Chpter 4: How the Mess-Around Method Works and Why

 

[This post is a follow-up of my previous post.  You should read that first before continuing.]

The Way You Think

Think about what was going on in your mind and how your were feeling while you were working on the matchstick puzzle.

●   You felt the solution coming on and knew it before it clicked into your conscious mind. “Getting it” included feeling it, and the solution came from somewhere other than your logical conscious mind.  The first step in taking control of your thinking processes is to realize this.

A friend solved the puzzle in less than minute. When I first tried it years ago, it took me lots longer – but I hadn’t spent so much time in bars.  I remember giving the puzzle to an audience of 250 and their coming at it in all sorts of ways.  Gradually, here and there all over the room I could hear bursts of, “Got it!” But even though their ways of going about it differed widely, they all used the same mechanism: Focusing in on the problem with their conscious minds, the way a beagle sniffs around and picks up the scent of a rabbit.  Once she focuses on the trail, her body takes over, and it’s curtains for the rabbit.

●   That’s what you did, too.  You glanced over the situation and the instructions.  That’s your first go at it– seeing what’s there and double checking what you’re asked to do. You browse around.

●   You begin to focus in on what you need to do.  That’s the next level of involvement.  You focus.  For reasons I’ll go into later, you may focus very quickly and see the solution immediately, or you may need to mess around some more, maybe lots more.

Over the years you collected and stored lots of tools in your conscious mind.  If you discuss with others how they went about solving the puzzle, you will see they have their own unique collections.   Some people are tactile and pick up the matchsticks  or slide them around.  Some will mentally hitch a ride on one and glide around.  You may have checked your kit to see if you have some tools that have served well in similar situations.  If you’ve done lots of puzzles like this, then, like my friend, you probably saw the solution right away.

Here’s the solution:

 

 

 

 

 

 

 

 

 

Crazy Logic

I should add that some students came up with solutions I never dreamed of, some of them quite ingenious, and seeing all those crazy ways of doing things allowed me to keep on adding tools to my own kit.   This is what I did come to realize:

Within the limits of biology and nature, we all have all the tools we need to fulfill our own lives, and no problem or situation that is truly our own is beyond our capacity to manage it.  This may seem like a crazy assertion, but try out your new flexibility and ask yourself, “From what point of view does that statement make sense?

 

 

It’s obvious, isn’t it, that the minute we emerge from the womb we set about educating ourselves (our selves). That’s what babies do.  It’s their job.  When you solved the matchstick puzzle you were continuing this process of educating yourself. And you know perfectly well how to do that.  Just as trees know how to grow themselves, people know how to grow themselves.  We are born that way.  “Messing around” is just another way of describing how we use the conscious mind to focus in on things we need to do.  “Intelligent play” might be another way to characterize what you’re doing.

brain1

SANDBOX

The job of our logical conscious minds is to set up the problem, get our pencils sharpened, lay out the work, bring the task into focus.  This takes place in the left hemispheres of the brains of most people.  Getting things ready, setting things up – that’s the job of our conscious minds.  It is NOT their job to solve problems.  It never is.  That’s the job of our  non-conscious minds, and that work is centered in the amazingly powerful right hemisphere of the brains  of most people.  Solutions, insights, enlightenment, ALWAYS come from this hemisphere.

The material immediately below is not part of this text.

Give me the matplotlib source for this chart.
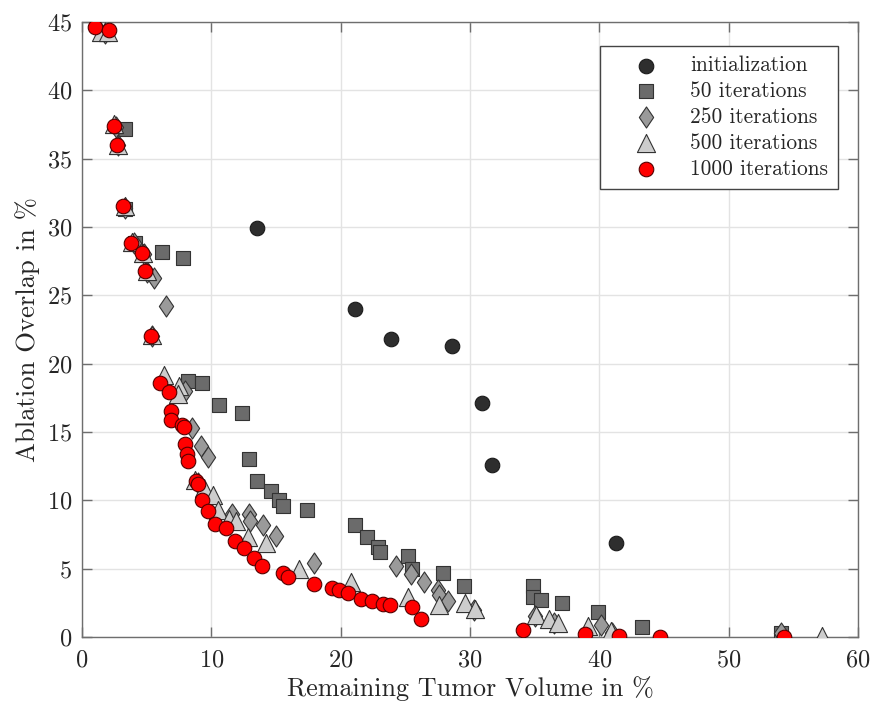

The less effortfully, the more playfully, you fiddle around with a situation, the more freely all the messy data will flow through your  corpus callosum into your right hemisphere.  Then you can go ride your bike, do some house work, go to bed.  Meanwhile your right hemisphere will  happily sort it all out and come up with an elegant solution.   Later on that solution will “come to you”, and you will say, “Aha!”   Then you can use your conscious mind to put what you already know into words or a painting or a computer app.   All the sweat, all the anguish, all the tears, all the anxiety, come from asking the conscious mind to do the work it is not designed to do.  Once you free it to do what it is good at, you won’t have to upset yourself anymore.  You can relax.

 

The conscious mind sets the stage.

The non-conscious mind resolves the issue, solves the problem, creates the insight.

The conscious mind puts what’s been discovered into a physical form.